§ Required task
Copy out the material below in full, but not its images.

§ Provided material
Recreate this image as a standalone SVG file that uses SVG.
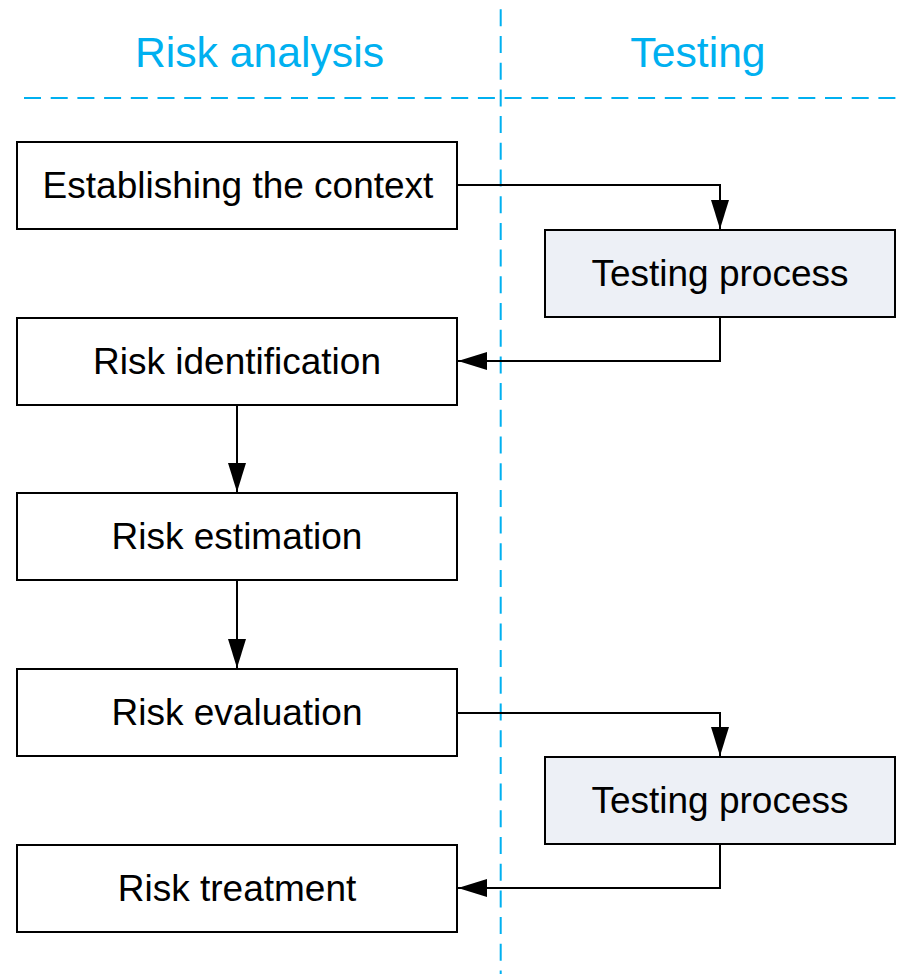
<svg xmlns="http://www.w3.org/2000/svg" width="899" height="974" viewBox="0 0 899 974">
<style>
.box{fill:#fff;stroke:#000;stroke-width:2}
.tbox{fill:#edf0f6;stroke:#000;stroke-width:2}
.lbl{font-family:"Liberation Sans",Arial,sans-serif;font-size:37px;fill:#000;text-anchor:middle}
.hdr{font-family:"Liberation Sans",Arial,sans-serif;font-size:42.7px;fill:#00b0f0;text-anchor:middle}
.lane{stroke:#00b0f0;stroke-width:2;stroke-dasharray:17 9.7;fill:none}
.conn{stroke:#000;stroke-width:2;fill:none;marker-end:url(#ah)}
</style>
<defs>
<marker id="ah" markerUnits="userSpaceOnUse" markerWidth="30" markerHeight="20" refX="29" refY="9" orient="auto">
<path d="M0,0 L29,9 L0,18 z" fill="#000"/>
</marker>
</defs>
<g id="lanes">
<line class="lane" x1="500.7" y1="9.3" x2="500.7" y2="974"/>
<line class="lane" x1="24" y1="98" x2="899" y2="98"/>
<text class="hdr" x="259.5" y="66.7">Risk analysis</text>
<text class="hdr" x="698" y="66.7">Testing</text>
</g>
<g id="n1"><rect class="box" x="17" y="142" width="440" height="87"/><text class="lbl" x="238" y="198">Establishing the context</text></g>
<g id="t1"><rect class="tbox" x="545" y="230" width="350" height="87"/><text class="lbl" x="720" y="286">Testing process</text></g>
<g id="n2"><rect class="box" x="17" y="318" width="440" height="87"/><text class="lbl" x="237" y="374">Risk identification</text></g>
<g id="n3"><rect class="box" x="17" y="493" width="440" height="87"/><text class="lbl" x="237" y="549">Risk estimation</text></g>
<g id="n4"><rect class="box" x="17" y="669" width="440" height="87"/><text class="lbl" x="237" y="725">Risk evaluation</text></g>
<g id="t2"><rect class="tbox" x="545" y="757" width="350" height="87"/><text class="lbl" x="720" y="813">Testing process</text></g>
<g id="n5"><rect class="box" x="17" y="845" width="440" height="87"/><text class="lbl" x="237" y="901">Risk treatment</text></g>
<g id="connectors">
<polyline class="conn" points="457,185 720,185 720,229"/>
<polyline class="conn" points="720,317 720,361 458,361"/>
<line class="conn" x1="237" y1="405" x2="237" y2="492"/>
<line class="conn" x1="237" y1="580" x2="237" y2="668"/>
<polyline class="conn" points="457,713 720,713 720,756"/>
<polyline class="conn" points="720,844 720,888 458,888"/>
</g>
</svg>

§ Exercise response
Recreate this image as a standalone SVG file that uses SVG.
<svg xmlns="http://www.w3.org/2000/svg" width="899" height="974" viewBox="0 0 899 974">
<style>
.box{fill:#fff;stroke:#000;stroke-width:2}
.tbox{fill:#edf0f6;stroke:#000;stroke-width:2}
.lbl{font-family:"Liberation Sans",Arial,sans-serif;font-size:37px;fill:#000;text-anchor:middle}
.hdr{font-family:"Liberation Sans",Arial,sans-serif;font-size:42.7px;fill:#00b0f0;text-anchor:middle}
.lane{stroke:#00b0f0;stroke-width:2;stroke-dasharray:17 9.7;fill:none}
.conn{stroke:#000;stroke-width:2;fill:none;marker-end:url(#ah)}
</style>
<defs>
<marker id="ah" markerUnits="userSpaceOnUse" markerWidth="30" markerHeight="20" refX="29" refY="9" orient="auto">
<path d="M0,0 L29,9 L0,18 z" fill="#000"/>
</marker>
</defs>
<g id="lanes">
<line class="lane" x1="500.7" y1="9.3" x2="500.7" y2="974"/>
<line class="lane" x1="24" y1="98" x2="899" y2="98"/>
<text class="hdr" x="259.5" y="66.7">Risk analysis</text>
<text class="hdr" x="698" y="66.7">Testing</text>
</g>
<g id="n1"><rect class="box" x="17" y="142" width="440" height="87"/><text class="lbl" x="238" y="198">Establishing the context</text></g>
<g id="t1"><rect class="tbox" x="545" y="230" width="350" height="87"/><text class="lbl" x="720" y="286">Testing process</text></g>
<g id="n2"><rect class="box" x="17" y="318" width="440" height="87"/><text class="lbl" x="237" y="374">Risk identification</text></g>
<g id="n3"><rect class="box" x="17" y="493" width="440" height="87"/><text class="lbl" x="237" y="549">Risk estimation</text></g>
<g id="n4"><rect class="box" x="17" y="669" width="440" height="87"/><text class="lbl" x="237" y="725">Risk evaluation</text></g>
<g id="t2"><rect class="tbox" x="545" y="757" width="350" height="87"/><text class="lbl" x="720" y="813">Testing process</text></g>
<g id="n5"><rect class="box" x="17" y="845" width="440" height="87"/><text class="lbl" x="237" y="901">Risk treatment</text></g>
<g id="connectors">
<polyline class="conn" points="457,185 720,185 720,229"/>
<polyline class="conn" points="720,317 720,361 458,361"/>
<line class="conn" x1="237" y1="405" x2="237" y2="492"/>
<line class="conn" x1="237" y1="580" x2="237" y2="668"/>
<polyline class="conn" points="457,713 720,713 720,756"/>
<polyline class="conn" points="720,844 720,888 458,888"/>
</g>
</svg>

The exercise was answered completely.